** Start **
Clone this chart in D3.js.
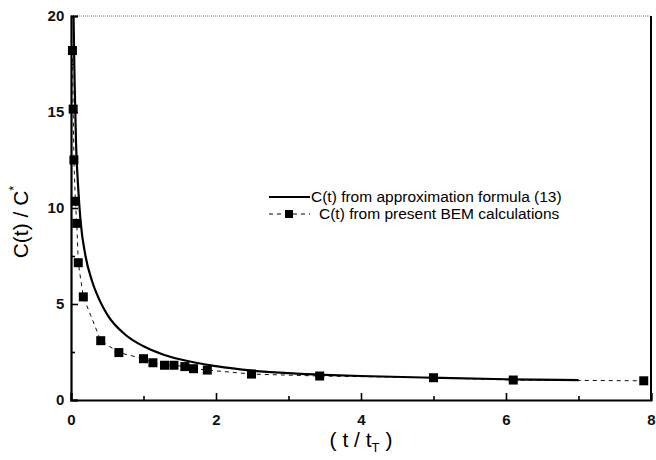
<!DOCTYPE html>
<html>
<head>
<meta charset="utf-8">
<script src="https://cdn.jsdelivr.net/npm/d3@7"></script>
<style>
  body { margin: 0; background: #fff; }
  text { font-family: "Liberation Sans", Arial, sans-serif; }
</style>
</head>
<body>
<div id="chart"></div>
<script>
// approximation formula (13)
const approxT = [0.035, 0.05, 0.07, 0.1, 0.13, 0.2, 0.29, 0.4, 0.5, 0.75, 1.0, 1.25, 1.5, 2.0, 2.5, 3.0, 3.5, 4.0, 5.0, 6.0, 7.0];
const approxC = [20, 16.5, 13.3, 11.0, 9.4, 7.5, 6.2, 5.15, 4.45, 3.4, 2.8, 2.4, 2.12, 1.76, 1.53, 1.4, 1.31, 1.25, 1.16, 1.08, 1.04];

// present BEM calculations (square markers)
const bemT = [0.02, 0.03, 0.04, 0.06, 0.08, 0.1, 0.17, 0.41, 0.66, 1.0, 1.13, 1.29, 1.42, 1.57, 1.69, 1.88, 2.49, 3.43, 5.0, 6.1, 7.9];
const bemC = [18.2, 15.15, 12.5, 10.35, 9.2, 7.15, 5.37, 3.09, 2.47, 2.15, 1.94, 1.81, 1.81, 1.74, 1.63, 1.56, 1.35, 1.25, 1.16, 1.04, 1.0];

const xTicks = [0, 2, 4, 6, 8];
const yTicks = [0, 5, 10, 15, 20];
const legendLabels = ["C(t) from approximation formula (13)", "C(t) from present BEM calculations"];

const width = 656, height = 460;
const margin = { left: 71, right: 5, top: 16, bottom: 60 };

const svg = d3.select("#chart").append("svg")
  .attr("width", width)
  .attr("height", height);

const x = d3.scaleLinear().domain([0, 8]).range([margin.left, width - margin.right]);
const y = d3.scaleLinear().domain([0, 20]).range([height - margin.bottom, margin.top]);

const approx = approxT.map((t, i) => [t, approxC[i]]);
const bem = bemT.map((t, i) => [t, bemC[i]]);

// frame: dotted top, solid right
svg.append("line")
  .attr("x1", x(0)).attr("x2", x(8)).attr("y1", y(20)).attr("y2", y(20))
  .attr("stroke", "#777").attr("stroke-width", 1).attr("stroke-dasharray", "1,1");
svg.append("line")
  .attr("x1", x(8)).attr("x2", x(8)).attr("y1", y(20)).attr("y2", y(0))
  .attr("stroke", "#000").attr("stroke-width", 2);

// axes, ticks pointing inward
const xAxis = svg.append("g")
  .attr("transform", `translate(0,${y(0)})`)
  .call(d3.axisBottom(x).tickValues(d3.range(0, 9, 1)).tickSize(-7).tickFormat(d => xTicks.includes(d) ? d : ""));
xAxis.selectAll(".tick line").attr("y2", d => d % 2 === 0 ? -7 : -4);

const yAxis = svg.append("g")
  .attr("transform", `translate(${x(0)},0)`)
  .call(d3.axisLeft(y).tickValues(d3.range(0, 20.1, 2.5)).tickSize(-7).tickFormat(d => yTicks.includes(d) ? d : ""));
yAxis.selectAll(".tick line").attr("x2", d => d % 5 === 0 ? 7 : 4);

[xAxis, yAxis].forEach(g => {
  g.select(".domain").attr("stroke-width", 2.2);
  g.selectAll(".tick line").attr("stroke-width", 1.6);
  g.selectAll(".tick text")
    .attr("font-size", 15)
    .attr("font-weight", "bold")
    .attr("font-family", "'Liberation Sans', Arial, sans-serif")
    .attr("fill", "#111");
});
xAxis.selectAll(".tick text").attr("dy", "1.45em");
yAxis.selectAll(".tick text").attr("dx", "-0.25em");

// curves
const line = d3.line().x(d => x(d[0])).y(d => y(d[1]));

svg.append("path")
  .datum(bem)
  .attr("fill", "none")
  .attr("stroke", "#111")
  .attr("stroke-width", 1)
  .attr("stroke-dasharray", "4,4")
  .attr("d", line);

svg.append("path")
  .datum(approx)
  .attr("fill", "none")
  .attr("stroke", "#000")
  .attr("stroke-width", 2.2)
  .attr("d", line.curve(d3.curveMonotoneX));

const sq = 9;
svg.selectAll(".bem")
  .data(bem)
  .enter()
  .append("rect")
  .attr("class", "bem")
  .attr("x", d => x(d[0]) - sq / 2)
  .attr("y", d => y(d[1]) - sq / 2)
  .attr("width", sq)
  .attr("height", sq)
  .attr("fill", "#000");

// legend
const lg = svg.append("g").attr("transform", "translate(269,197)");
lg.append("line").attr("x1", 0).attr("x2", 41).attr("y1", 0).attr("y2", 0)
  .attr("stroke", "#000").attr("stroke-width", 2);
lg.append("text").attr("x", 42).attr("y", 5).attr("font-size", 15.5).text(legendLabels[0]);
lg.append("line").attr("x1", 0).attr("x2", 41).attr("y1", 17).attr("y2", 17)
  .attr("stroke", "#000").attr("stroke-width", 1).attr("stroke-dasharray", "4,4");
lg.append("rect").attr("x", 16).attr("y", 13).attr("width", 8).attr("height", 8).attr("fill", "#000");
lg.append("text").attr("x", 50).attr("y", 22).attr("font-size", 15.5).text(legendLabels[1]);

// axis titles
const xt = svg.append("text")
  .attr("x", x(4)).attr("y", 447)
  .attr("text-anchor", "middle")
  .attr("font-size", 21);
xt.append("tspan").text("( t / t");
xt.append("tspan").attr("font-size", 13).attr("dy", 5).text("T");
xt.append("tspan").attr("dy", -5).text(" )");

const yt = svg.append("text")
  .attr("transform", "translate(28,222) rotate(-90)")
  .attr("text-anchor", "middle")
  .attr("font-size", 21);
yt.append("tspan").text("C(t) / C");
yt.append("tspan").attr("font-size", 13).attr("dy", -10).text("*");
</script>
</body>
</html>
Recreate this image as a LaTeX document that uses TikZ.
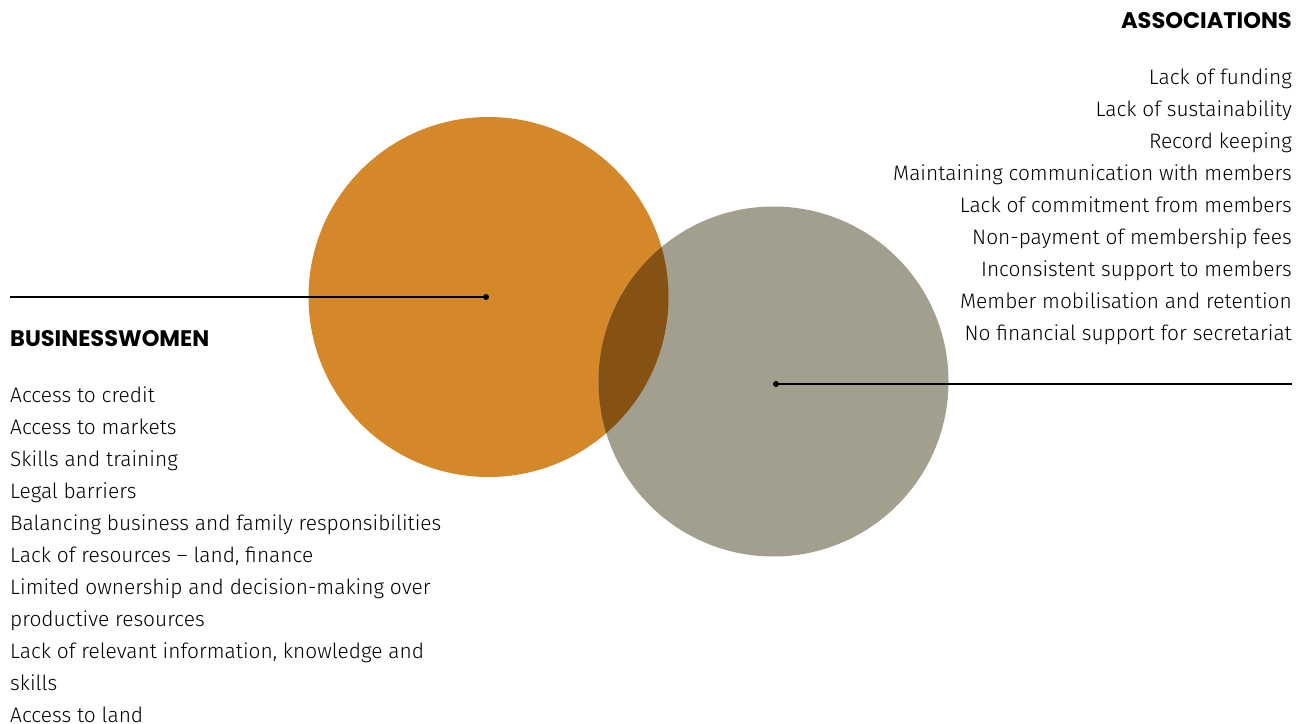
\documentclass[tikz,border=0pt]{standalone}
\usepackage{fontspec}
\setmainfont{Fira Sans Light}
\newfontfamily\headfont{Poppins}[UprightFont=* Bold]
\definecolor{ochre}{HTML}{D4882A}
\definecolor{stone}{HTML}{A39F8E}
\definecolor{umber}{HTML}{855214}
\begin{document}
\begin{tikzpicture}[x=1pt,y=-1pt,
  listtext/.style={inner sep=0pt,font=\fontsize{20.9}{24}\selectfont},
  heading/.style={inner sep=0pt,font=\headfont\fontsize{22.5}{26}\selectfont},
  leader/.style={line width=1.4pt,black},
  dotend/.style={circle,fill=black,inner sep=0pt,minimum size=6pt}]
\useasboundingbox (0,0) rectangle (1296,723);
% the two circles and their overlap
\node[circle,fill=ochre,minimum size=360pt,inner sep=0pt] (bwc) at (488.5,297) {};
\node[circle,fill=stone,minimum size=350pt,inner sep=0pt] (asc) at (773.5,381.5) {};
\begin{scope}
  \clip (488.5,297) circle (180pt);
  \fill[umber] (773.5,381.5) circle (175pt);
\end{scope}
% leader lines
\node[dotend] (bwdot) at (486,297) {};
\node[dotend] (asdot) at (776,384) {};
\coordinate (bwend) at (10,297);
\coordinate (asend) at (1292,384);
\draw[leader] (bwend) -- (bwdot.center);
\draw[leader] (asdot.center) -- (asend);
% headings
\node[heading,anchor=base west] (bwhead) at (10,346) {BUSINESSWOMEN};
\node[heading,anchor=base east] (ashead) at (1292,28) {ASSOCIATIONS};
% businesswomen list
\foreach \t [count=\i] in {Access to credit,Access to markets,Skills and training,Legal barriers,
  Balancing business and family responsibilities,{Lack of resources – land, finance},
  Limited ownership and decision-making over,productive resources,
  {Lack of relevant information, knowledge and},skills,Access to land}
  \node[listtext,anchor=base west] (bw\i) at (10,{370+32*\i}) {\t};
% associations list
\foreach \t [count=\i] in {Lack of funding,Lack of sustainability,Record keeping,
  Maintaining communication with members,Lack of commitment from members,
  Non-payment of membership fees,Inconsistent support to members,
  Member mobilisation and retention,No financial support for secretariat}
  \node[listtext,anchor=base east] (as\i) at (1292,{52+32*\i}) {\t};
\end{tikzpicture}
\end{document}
** End **
* _Short problem_
From the entries above, copy out every line where the string "this" appears.

* _Finished answer_
Clone this chart in D3.js.
Recreate this image as a LaTeX document that uses TikZ.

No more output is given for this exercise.